Why should that name be sounded more than yours?
Write them together, yours is as fair a name;
Sound them, it doth become the mouth as well…
Like all that matters is how a name sounds? What is he getting at? If that were true our president would be Jermajesty because best name ever. Secretary of State Moxie Crimefighter. I know that’s not what he really was getting at but damn if that isn’t some blatant flirting.

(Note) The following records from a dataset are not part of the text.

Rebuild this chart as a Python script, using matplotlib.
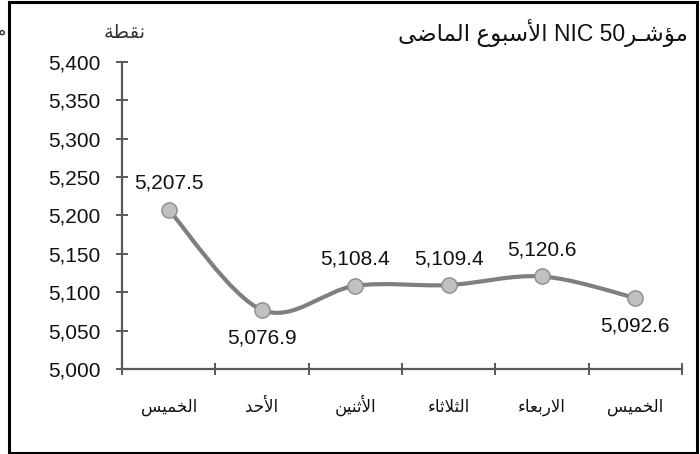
import numpy as np
import matplotlib
matplotlib.use("Agg")
import matplotlib.pyplot as plt
from matplotlib.path import Path
from matplotlib.patches import PathPatch, Rectangle

plt.rcParams['font.family'] = ['Liberation Sans', 'DejaVu Sans']

days = ['الخميس', 'الأحد', 'الأثنين', 'الثلاثاء', 'الاربعاء', 'الخميس']
values = [5207.5, 5076.9, 5108.4, 5109.4, 5120.6, 5092.6]
label_above = [True, False, True, True, True, False]
yticks = [5000, 5050, 5100, 5150, 5200, 5250, 5300, 5350, 5400]
unit_label = 'نقطة'

# matplotlib has no arabic shaping, so pick the presentation forms by hand
# (isolated, final, initial, medial)
FORMS = {
    'ا': ('\ufe8d', '\ufe8e', None, None),
    'أ': ('\ufe83', '\ufe84', None, None),
    'ب': ('\ufe8f', '\ufe90', '\ufe91', '\ufe92'),
    'ة': ('\ufe93', '\ufe94', None, None),
    'ت': ('\ufe95', '\ufe96', '\ufe97', '\ufe98'),
    'ث': ('\ufe99', '\ufe9a', '\ufe9b', '\ufe9c'),
    'ح': ('\ufea1', '\ufea2', '\ufea3', '\ufea4'),
    'خ': ('\ufea5', '\ufea6', '\ufea7', '\ufea8'),
    'د': ('\ufea9', '\ufeaa', None, None),
    'ر': ('\ufead', '\ufeae', None, None),
    'س': ('\ufeb1', '\ufeb2', '\ufeb3', '\ufeb4'),
    'ش': ('\ufeb5', '\ufeb6', '\ufeb7', '\ufeb8'),
    'ض': ('\ufebd', '\ufebe', '\ufebf', '\ufec0'),
    'ط': ('\ufec1', '\ufec2', '\ufec3', '\ufec4'),
    'ع': ('\ufec9', '\ufeca', '\ufecb', '\ufecc'),
    'ق': ('\ufed5', '\ufed6', '\ufed7', '\ufed8'),
    'ل': ('\ufedd', '\ufede', '\ufedf', '\ufee0'),
    'م': ('\ufee1', '\ufee2', '\ufee3', '\ufee4'),
    'ن': ('\ufee5', '\ufee6', '\ufee7', '\ufee8'),
    'و': ('\ufeed', '\ufeee', None, None),
    'ؤ': ('\ufe85', '\ufe86', None, None),
    'ى': ('\ufeef', '\ufef0', None, None),
    'ي': ('\ufef1', '\ufef2', '\ufef3', '\ufef4'),
    'ء': ('\ufe80', None, None, None),
    'ـ': ('\u0640', '\u0640', '\u0640', '\u0640'),
}
LAM_ALEF = {'ا': ('\ufefb', '\ufefc', None, None),
            'أ': ('\ufef7', '\ufef8', None, None)}


def shape(word):
    tokens = []
    i = 0
    while i < len(word):
        if word[i] == 'ل' and i + 1 < len(word) and word[i + 1] in LAM_ALEF:
            tokens.append(LAM_ALEF[word[i + 1]])
            i += 2
        else:
            tokens.append(FORMS.get(word[i], word[i]))
            i += 1
    out = []
    for k, t in enumerate(tokens):
        if isinstance(t, str):
            out.append(t)
            continue
        iso, fin, ini, med = t
        prev = tokens[k - 1] if k > 0 else None
        nxt = tokens[k + 1] if k + 1 < len(tokens) else None
        p = isinstance(prev, tuple) and prev[2] is not None
        n = isinstance(nxt, tuple) and nxt[1] is not None
        if p and n and med:
            out.append(med)
        elif p and fin:
            out.append(fin)
        elif n and ini:
            out.append(ini)
        else:
            out.append(iso)
    return ''.join(reversed(out))


def rtl(text):
    return ' '.join(shape(w) for w in reversed(text.split(' ')))


title = rtl('الأسبوع الماضى') + ' NIC 50' + shape('مؤشـر')

fig = plt.figure(figsize=(7, 4.54), dpi=100)
ax = fig.add_axes([122 / 700, 85 / 454, 560 / 700, 307 / 454])

x = np.arange(len(values)) + 0.5
pts = np.column_stack([x, values])

# smoothed line like the spreadsheet one (catmull-rom as bezier)
ext = np.vstack([pts[0], pts, pts[-1]])
verts = [tuple(pts[0])]
codes = [Path.MOVETO]
for i in range(len(pts) - 1):
    p0, p1, p2, p3 = ext[i], ext[i + 1], ext[i + 2], ext[i + 3]
    verts += [tuple(p1 + (p2 - p0) / 6), tuple(p2 - (p3 - p1) / 6), tuple(p2)]
    codes += [Path.CURVE4] * 3
ax.add_patch(PathPatch(Path(verts, codes), fill=False, ec='#7f7f7f', lw=3.0,
                       capstyle='round', zorder=2))
ax.plot(x, values, 'o', ms=11, mfc='#c0c0c0', mec='#8c8c8c', mew=1, zorder=3)

for xi, v, up in zip(x, values, label_above):
    ax.annotate(f'{v:,.1f}', (xi, v), xytext=(0, 19 if up else -20),
                textcoords='offset points', ha='center', va='center',
                fontsize=15, color='#111111')

ax.set_xlim(0, len(values))
ax.set_ylim(yticks[0], yticks[-1])
ax.set_yticks(yticks)
ax.set_yticklabels([f'{t:,}' for t in yticks])
ax.set_xticks(np.arange(len(values) + 1))
ax.set_xticklabels([])
ax.set_xticks(x, minor=True)
ax.set_xticklabels([rtl(d) for d in days], minor=True)
for lab in ax.get_xticklabels(minor=True):
    lab.set_va('baseline')

for s in ['top', 'right']:
    ax.spines[s].set_visible(False)
for s in ['left', 'bottom']:
    ax.spines[s].set_color('#595959')
    ax.spines[s].set_linewidth(1.6)
ax.tick_params(axis='both', which='major', direction='inout', length=9,
               width=1.4, color='#595959', labelsize=15, labelcolor='#111111')
ax.tick_params(axis='y', pad=11)
ax.tick_params(axis='x', which='minor', length=0, pad=31, labelsize=12,
               labelcolor='#111111')
ax.patch.set_visible(False)

fig.text(688 / 700, 1 - 33 / 454, title, ha='right', va='center',
         fontsize=16.5, color='#111111')
fig.text(125 / 700, 1 - 33 / 454, rtl(unit_label), ha='center', va='center',
         fontsize=14, color='#333333')
fig.text(-4 / 700, 1 - 33 / 454, shape('م'), ha='left', va='center',
         fontsize=12, color='#333333')
fig.add_artist(Rectangle((9 / 700, 1.5 / 454), 687.5 / 700, 450.5 / 454,
                         transform=fig.transFigure, fill=False, ec='black',
                         lw=2.2))

fig.savefig('out.png', dpi=100)
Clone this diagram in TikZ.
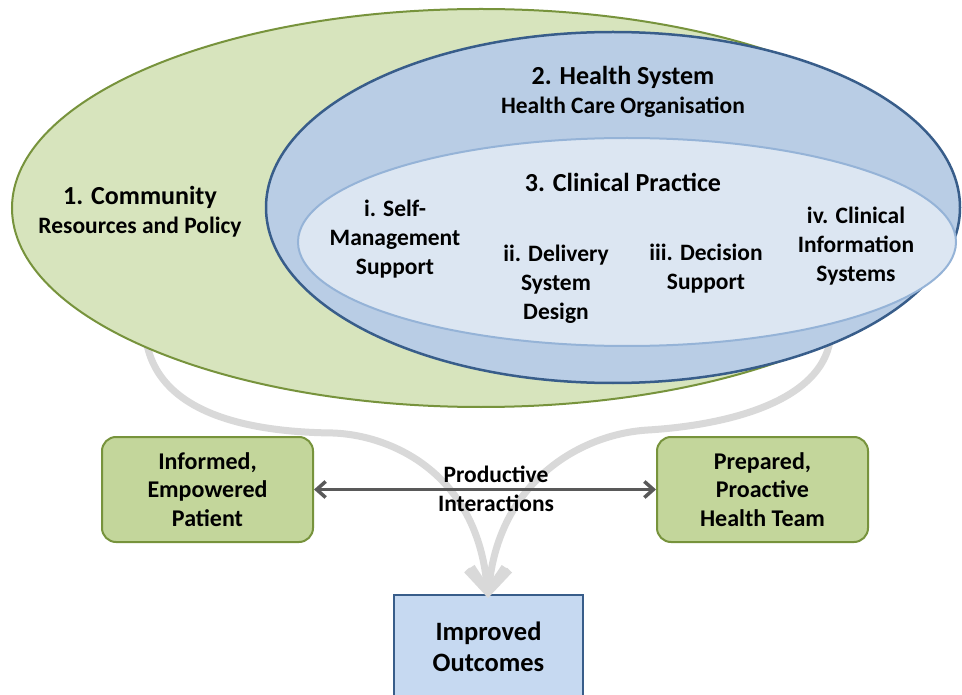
\documentclass[tikz,border=0pt]{standalone}
\usepackage{fontspec}
\setmainfont{Carlito}
\usetikzlibrary{shapes.geometric,arrows.meta}
\definecolor{commfill}{HTML}{D7E4BD}
\definecolor{commdraw}{HTML}{77933C}
\definecolor{hsfill}{HTML}{B9CDE5}
\definecolor{hsdraw}{HTML}{385D8A}
\definecolor{cpfill}{HTML}{DCE6F2}
\definecolor{cpdraw}{HTML}{95B3D7}
\definecolor{boxfill}{HTML}{C3D69B}
\definecolor{outfill}{HTML}{C6D9F1}
\definecolor{flowgray}{HTML}{D9D9D9}
\definecolor{arrowgray}{HTML}{595959}
\begin{document}
\begin{tikzpicture}[x=1pt,y=-1pt,
  lbl/.style={font=\bfseries\fontsize{23.5}{29}\selectfont, align=center, inner sep=0pt},
  headlbl/.style={font=\bfseries\fontsize{26}{29}\selectfont, align=center, inner sep=0pt},
  ringshape/.style={ellipse, inner sep=0pt},
  greenbox/.style={draw=commdraw, fill=boxfill, line width=2pt, rounded corners=14pt,
    minimum width=211pt, minimum height=105pt, inner sep=0pt,
    font=\bfseries\fontsize{24}{28.5}\selectfont, align=center},
  outbox/.style={draw=hsdraw, fill=outfill, line width=2pt, minimum width=189pt,
    minimum height=110pt, inner sep=0pt},
  flow/.style={draw=flowgray, line width=7pt,
    -{Straight Barb[length=24pt,width=38pt,line width=7pt]}},
  interact/.style={draw=arrowgray, line width=3.5pt,
    {Straight Barb[length=9pt,width=16pt]}-{Straight Barb[length=9pt,width=16pt]}}
]
\clip (0,0) rectangle (962,695);
\fill[white] (0,0) rectangle (962,695);

% bottom outcome box (anchored for the flows)
\node[outbox, anchor=north] (out) at (488.5,594) {};
\coordinate (tipL) at (488,598);
\coordinate (startL) at (145,330);
\coordinate (startR) at (831,330);

% grey flows behind the ellipses
\draw[flow] (startL) .. controls (150,410) and (240,432) .. (333,433)
  .. controls (390,435) and (478,472) .. (tipL);
\draw[flow] (startR) .. controls (830,400) and (730,425) .. (648,430)
  .. controls (580,434) and (498,482) .. (tipL);

% ellipses
\node[ringshape, draw=commdraw, fill=commfill, line width=2pt,
  minimum width=938pt, minimum height=398pt] (community) at (481,208) {};
\node[ringshape, draw=hsdraw, fill=hsfill, line width=2.5pt,
  minimum width=694pt, minimum height=351pt] (health) at (613,207.5) {};
\node[ringshape, draw=cpdraw, fill=cpfill, line width=2pt,
  minimum width=658pt, minimum height=208pt] (clinical) at (627,242) {};

% ellipse labels
\node[headlbl] (commT) at (140,197) {1. Community};
\node[lbl] (commS) at (140,227) {Resources and Policy};
\node[headlbl] (hsT) at (623,77) {2. Health System};
\node[lbl] (hsS) at (623,107) {Health Care Organisation};
\node[headlbl] (cpT) at (623,182) {3. Clinical Practice};
\node[lbl] (selfm) at (395,239) {i. Self-\\Management\\Support};
\node[lbl] (deliv) at (556,284) {ii. Delivery\\System\\Design};
\node[lbl] (decis) at (706,269) {iii. Decision\\Support};
\node[lbl] (cis) at (856,246) {iv. Clinical\\Information\\Systems};

% boxes
\node[greenbox] (patient) at (207.5,489.5) {Informed,\\Empowered\\Patient};
\node[greenbox] (team) at (762.5,489.5) {Prepared,\\Proactive\\Health Team};
\draw[interact] (patient.east) -- (team.west);
\node[lbl] (prod) at (496,489) {Productive\\Interactions};

\node[font=\bfseries\fontsize{26.5}{31}\selectfont, align=center, inner sep=0pt] (outT)
  at (488.5,647) {Improved\\Outcomes};
\end{tikzpicture}
\end{document}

Side note, is Casca supposed to be played somewhat fey? It seemed almost offensive how in his first scene he was like ‘HAAAYYYYY’, and that was pretty much it. And then he talks about how he wouldn’t dare laugh or talk while cavorting among the general populace because (paraphrase) “poor people have the worrrrst stinking breath AM I RIGHT BRUTUS UP HIGH!” I think he’s one of my favorite Shakespeare characters.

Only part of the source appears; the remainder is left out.